Kristofer Munsterhjelm
km-elmet at munsterhjelm.no
Sat Mar 8 10:28:25 PST 2025
On 2025-03-05 06:45, Rob Lanphier wrote:
> Hi folks,
>
> One of the debates that has broken out on the Center for Election
> Science's Discord server is a debate about the likelihood of ties in
> approval voting elections vs the likelihood of ties in FPTP elections.
>
> I've been playing around with ChatGPT, and learned a lot while going
> back and forth with it. In short, it would seem approval reduces the
> risk of ties when there are more candidates, with a significant caveat
> (which I note below). Since approval has fewer problems with vote
> splitting, it's likely to have more candidates. Thus the folks that
> believe that ties are less likely in approval have a point that I'll
> have to concede.
>
> However, some of the models get skewed in a two-candidate election
> because naive models consider votes for "", "A", "B", and "AB" to be
> different, even though "" and "AB" are effectively identical votes
> (effectively abstentions). After I twisted ChatGPT's arm, it conceded
> that two-candidate elections are identical under approval and FPTP, and
> provided me a proof. I haven't stepped through the proof yet, but I'm
> inclined to believe it. There was a lot of truthiness to it, at first
> glance.
That's pretty straightforward, isn't it? Suppose there are two
candidates, A and B. The possible Approval ballots are:
1. (nobody)
2. A
3. B
4. A, B
If we suppose that voters want to have some effect on the count by
voting, there's no reason to cast ballot number one or four. So one can
either vote for A or for B, which is the same as in FPTP.

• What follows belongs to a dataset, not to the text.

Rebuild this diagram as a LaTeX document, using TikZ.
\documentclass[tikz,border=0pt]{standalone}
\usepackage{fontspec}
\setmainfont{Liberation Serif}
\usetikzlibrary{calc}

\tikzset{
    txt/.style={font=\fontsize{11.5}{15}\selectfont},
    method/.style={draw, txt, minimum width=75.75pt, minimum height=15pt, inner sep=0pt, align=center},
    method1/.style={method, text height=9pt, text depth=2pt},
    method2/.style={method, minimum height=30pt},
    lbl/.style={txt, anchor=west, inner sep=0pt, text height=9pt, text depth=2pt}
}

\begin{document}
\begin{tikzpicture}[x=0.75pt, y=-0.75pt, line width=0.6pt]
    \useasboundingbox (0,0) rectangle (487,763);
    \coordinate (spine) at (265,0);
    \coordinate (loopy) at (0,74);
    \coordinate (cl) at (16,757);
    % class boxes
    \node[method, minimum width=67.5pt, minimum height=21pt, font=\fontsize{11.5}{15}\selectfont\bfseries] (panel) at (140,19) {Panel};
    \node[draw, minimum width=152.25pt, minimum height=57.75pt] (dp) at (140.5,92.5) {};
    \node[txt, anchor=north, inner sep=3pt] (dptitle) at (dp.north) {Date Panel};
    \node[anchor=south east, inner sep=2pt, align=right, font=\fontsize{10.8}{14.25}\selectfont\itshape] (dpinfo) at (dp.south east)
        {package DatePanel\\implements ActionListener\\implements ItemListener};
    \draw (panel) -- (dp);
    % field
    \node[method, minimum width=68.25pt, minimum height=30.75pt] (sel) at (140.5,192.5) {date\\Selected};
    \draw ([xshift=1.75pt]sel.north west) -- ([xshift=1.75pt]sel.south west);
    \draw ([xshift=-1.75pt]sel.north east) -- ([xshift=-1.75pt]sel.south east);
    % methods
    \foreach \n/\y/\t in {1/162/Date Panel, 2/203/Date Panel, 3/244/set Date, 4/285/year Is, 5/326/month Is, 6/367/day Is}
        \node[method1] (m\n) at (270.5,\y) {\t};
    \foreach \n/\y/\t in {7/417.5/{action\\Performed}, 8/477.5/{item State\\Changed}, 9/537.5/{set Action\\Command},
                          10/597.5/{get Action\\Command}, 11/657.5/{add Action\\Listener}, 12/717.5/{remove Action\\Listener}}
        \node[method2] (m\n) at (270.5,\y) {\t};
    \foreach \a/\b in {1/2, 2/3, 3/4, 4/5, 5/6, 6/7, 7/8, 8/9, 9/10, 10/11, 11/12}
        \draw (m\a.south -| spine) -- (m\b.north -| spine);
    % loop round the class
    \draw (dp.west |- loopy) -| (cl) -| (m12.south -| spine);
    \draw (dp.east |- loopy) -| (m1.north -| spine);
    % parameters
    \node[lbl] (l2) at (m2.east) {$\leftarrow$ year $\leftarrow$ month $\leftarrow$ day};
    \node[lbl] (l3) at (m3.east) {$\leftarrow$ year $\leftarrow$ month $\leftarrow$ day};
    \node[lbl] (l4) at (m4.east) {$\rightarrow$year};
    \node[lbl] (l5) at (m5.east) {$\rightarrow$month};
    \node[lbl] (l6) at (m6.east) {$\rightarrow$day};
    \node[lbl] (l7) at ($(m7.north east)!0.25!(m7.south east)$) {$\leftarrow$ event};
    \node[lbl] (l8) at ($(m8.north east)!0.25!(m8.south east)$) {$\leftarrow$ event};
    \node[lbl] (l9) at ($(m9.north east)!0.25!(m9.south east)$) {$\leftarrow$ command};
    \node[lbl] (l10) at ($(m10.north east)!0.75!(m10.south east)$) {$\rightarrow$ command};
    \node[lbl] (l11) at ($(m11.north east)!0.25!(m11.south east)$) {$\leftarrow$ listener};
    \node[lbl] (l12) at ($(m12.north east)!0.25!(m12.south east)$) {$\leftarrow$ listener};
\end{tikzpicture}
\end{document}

As for ties, it's hard to tell. Let's say we have two major candidates
and a bunch of smaller ones. Then if the smaller ones can't win under
Approval, the tie rate would be the same: in FPTP, the voters vote for
their preferred frontrunner to keep the other side from winning; and in
Approval they vote for their preferred frontrunner plus everybody they
prefer to that frontrunner.
If there are more than two viable candidates, then FPTP will get
chaotic. More candidates could tie at the top in Approval than in FPTP,
depending on how strategic the voters are.
On the FPTP side, you could argue that, with strategic voters, some
butterfly flapping its wings would cause two of the candidates to be
seen as "viable", then the self-fulfilling prophecy would reduce to the
two-party scenario above. (But it doesn't have to; e.g. Perot in 1992.)

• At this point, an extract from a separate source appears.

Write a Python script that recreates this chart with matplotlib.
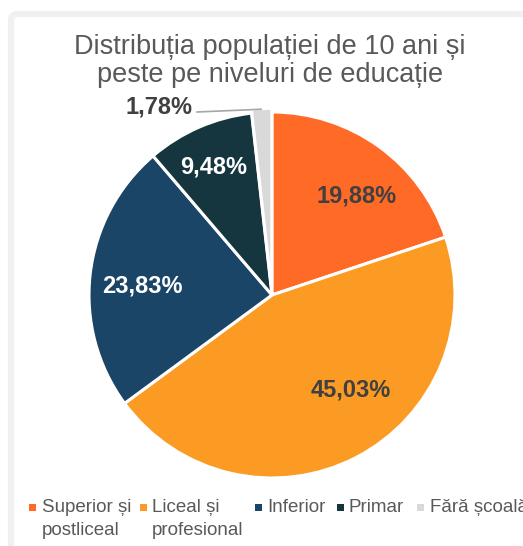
import matplotlib.pyplot as plt
from matplotlib.patches import FancyBboxPatch, Rectangle

plt.rcParams['font.family'] = ['Liberation Sans', 'DejaVu Sans']

# data
labels = ['Superior și\npostliceal', 'Liceal și\nprofesional', 'Inferior', 'Primar', 'Fără școală']
values = [19.88, 45.03, 23.83, 9.48, 1.78]
colors = ['#FF6A26', '#FC9B24', '#1B4567', '#15353F', '#D9D9D9']
pct_text = ['19,88%', '45,03%', '23,83%', '9,48%', '1,78%']
text_colors = ['#404040', '#404040', 'white', 'white', '#404040']

W, H = 523, 546
fig = plt.figure(figsize=(W / 100, H / 100), dpi=100)

# light gray chart frame
frame = FancyBboxPatch((11 / W, -0.1), 1.2, (H - 14) / H + 0.1,
                       boxstyle='round,pad=0,rounding_size=0.012',
                       transform=fig.transFigure, fill=False,
                       edgecolor='#F0F0F0', linewidth=4.5, zorder=0)
fig.patches.append(frame)

fig.text(270 / W, 1 - 61 / H, 'Distribuția populației de 10 ani și\npeste pe niveluri de educație',
         ha='center', va='center', fontsize=19.5, color='#595959', linespacing=1.1)

# pie axes: center (272, 295), radius 183 px
cx, cy, r = 272, 295, 183
ax = fig.add_axes([(cx - r) / W, 1 - (cy + r) / H, 2 * r / W, 2 * r / H])
wedges, _ = ax.pie(values, colors=colors, startangle=90, counterclock=False,
                   explode=[0, 0, 0, 0, 0.02],
                   wedgeprops=dict(edgecolor='white', linewidth=2.2))
ax.set_xlim(-1, 1)
ax.set_ylim(-1, 1)
ax.set_aspect('equal')
ax.axis('off')

# label positions in axes data units
label_pos = [(0.46, 0.54), (0.43, -0.52), (-0.71, 0.05), (-0.32, 0.70), (-0.62, 1.03)]
for (x, y), t, c in zip(label_pos, pct_text, text_colors):
    ax.text(x, y, t, ha='center', va='center', fontsize=17, fontweight='bold',
            color=c, clip_on=False)

# leader line for the small slice
ax.plot([-0.41, -0.06], [1.0, 1.015], color='#A6A6A6', linewidth=1.2, clip_on=False)

# legend drawn by hand
leg_x = [33, 143, 258, 340, 421]
leg_y = 1 - 507 / H
for lx, lab, col in zip(leg_x, labels, colors):
    fig.patches.append(Rectangle((lx / W - 3.5 / W, leg_y - 3.5 / H), 7 / W, 7 / H,
                                 transform=fig.transFigure, facecolor=col,
                                 edgecolor='none'))
    fig.text((lx + 9) / W, leg_y + 8 / H, lab, ha='left', va='top', fontsize=13.5,
             color='#595959', linespacing=1.45)

fig.savefig('out.png', dpi=100)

On the other hand, for Approval, if there's repeated polling and a
Condorcet winner, the strategic equilibrium *could* make that CW the
undisputed Approval winner, which would reduce the tie rate. Whether
that happens depends on whether Approval indeed does home in on the CW.
If it doesn't, then the fact that there are numerous viable candidates
would imply that there are more pairs of candidates who are in the range
to produce a tie, and then having more candidates would *increase* the
tie rate.
There are also longer term effects. You might get multiparty rule -
this, I think, depends on how serious the Burr dilemma would be in
practice - with the candidates clustering closer around the center. If
it's harder to tell the center candidates apart, that would also
increase the chance of a tie.
But then some of the candidates might decide to stand out from the crowd
by making a particular issue "their thing". That would draw the voters
into more clearly separated clusters which could, in turn, reduce tie rates.